Uma linha de ferro agrícola de 35 km ligava a planta com a Estrada de Ferro Macaé e Campos na atual localidade de Conde de Araruama e com a freguesia de Quissamã. Utilizavam-se 3 locomotivas, 3 carros para passageiros e 60 vagões de carga. Apesar disto, os carros de boi não foram aposentados e continuaram, até a década de 1950, a serem utilizados para transportar cana-de-açúcar das plantações até o Engenho Central. Nesta época, passaram a ser utilizados tratores e deixou-se de utilizar o ramal ferroviário e os carros de boi.

Uma linhas telefônica interligava as estações para permitir o controle de tráfego ferroviário, assim como com algumas fazendas e com a freguesia de Quissamã.
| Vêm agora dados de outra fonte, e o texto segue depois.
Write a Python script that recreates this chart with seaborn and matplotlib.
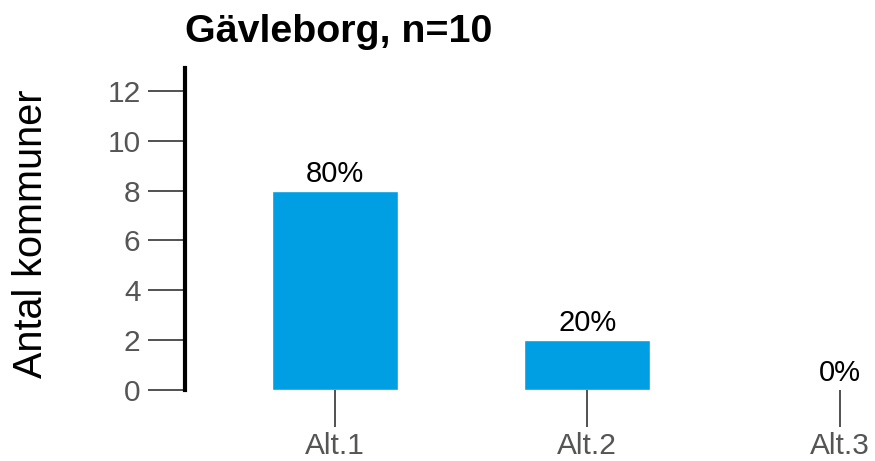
import matplotlib
matplotlib.use('Agg')
import matplotlib.pyplot as plt
import seaborn as sns
import pandas as pd

# Data
kategorier = ['Alt.1', 'Alt.2', 'Alt.3']
antal = [8, 2, 0]
n_totalt = 10
procent = [f'{round(v / n_totalt * 100)}%' for v in antal]

df = pd.DataFrame({'kategori': kategorier, 'antal': antal})

sns.set_style('white')
plt.rcParams['font.family'] = ['Liberation Sans', 'DejaVu Sans']

fig = plt.figure(figsize=(8.75, 4.61), dpi=100)
ax = fig.add_axes([185 / 875, 1 - 390 / 461, 680 / 875, 322 / 461])

sns.barplot(data=df, x='kategori', y='antal', color='#009FE3', width=0.5,
            saturation=1, ax=ax)

ax.bar_label(ax.containers[0], labels=procent, padding=2, fontsize=21, color='black')

ax.set_xlim(-0.594, 2.1)
ax.set_ylim(0, 12.92)
ax.set_yticks(range(0, 13, 2))

ax.set_title('Gävleborg, n=10', loc='left', fontsize=28.4, fontweight='bold',
             pad=19, color='black')
ax.set_xlabel('')
ax.set_ylabel('Antal kommuner', fontsize=28.5, color='black')
ax.yaxis.set_label_coords(-0.199, 0.486)

for s in ['top', 'right', 'bottom']:
    ax.spines[s].set_visible(False)
ax.spines['left'].set_linewidth(3)
ax.spines['left'].set_color('black')

ax.tick_params(axis='both', direction='out', length=26.5, width=1.2,
               color='#333333', labelcolor='#555555', labelsize=21.5, pad=4)
ax.tick_params(axis='y', left=True, pad=5.5)
ax.tick_params(axis='x', bottom=True)

fig.savefig('out.png', dpi=100)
Algumas destas linhas telefônicas foram utilizadas até os anos 1960.

As instalações eram iluminadas com lâmpadas elétricas em uma época em que nem a capital imperial tinha esta inovação nas residências.

Na entrada da planta, havia um pequeno torreão com relógio.[7] Ainda existe o pórtico principal encimado pela inscrição “Dolce Laboris Prœmium”.

Como os equipamentos eram tecnologicamente muito avançados e desconhecidos pela mão-de-obra local, o Engenho Central começou a operar com direção técnica de vários engenheiros e mestres franceses. Apesar de ser uma usina modelo, é provável que tenha sido operada utilizando parcialmente mão-de-obra escrava.

Referências[editar | editar código-fonte]

Bibliografia[editar | editar código-fonte]

VIANA, Sônia Bayão Rodrigues. O Engenho Central de Quissamã (1877). Doutorado FFLCH, Universidade de São Paulo, São Paulo, 1981.

Como chegar[editar | editar código-fonte]

Pode-se encontrá-lo pela RJ-196, depois de cruzar o canal Campos-Macaé. As chaminés são ainda bem marcantes na paisagem.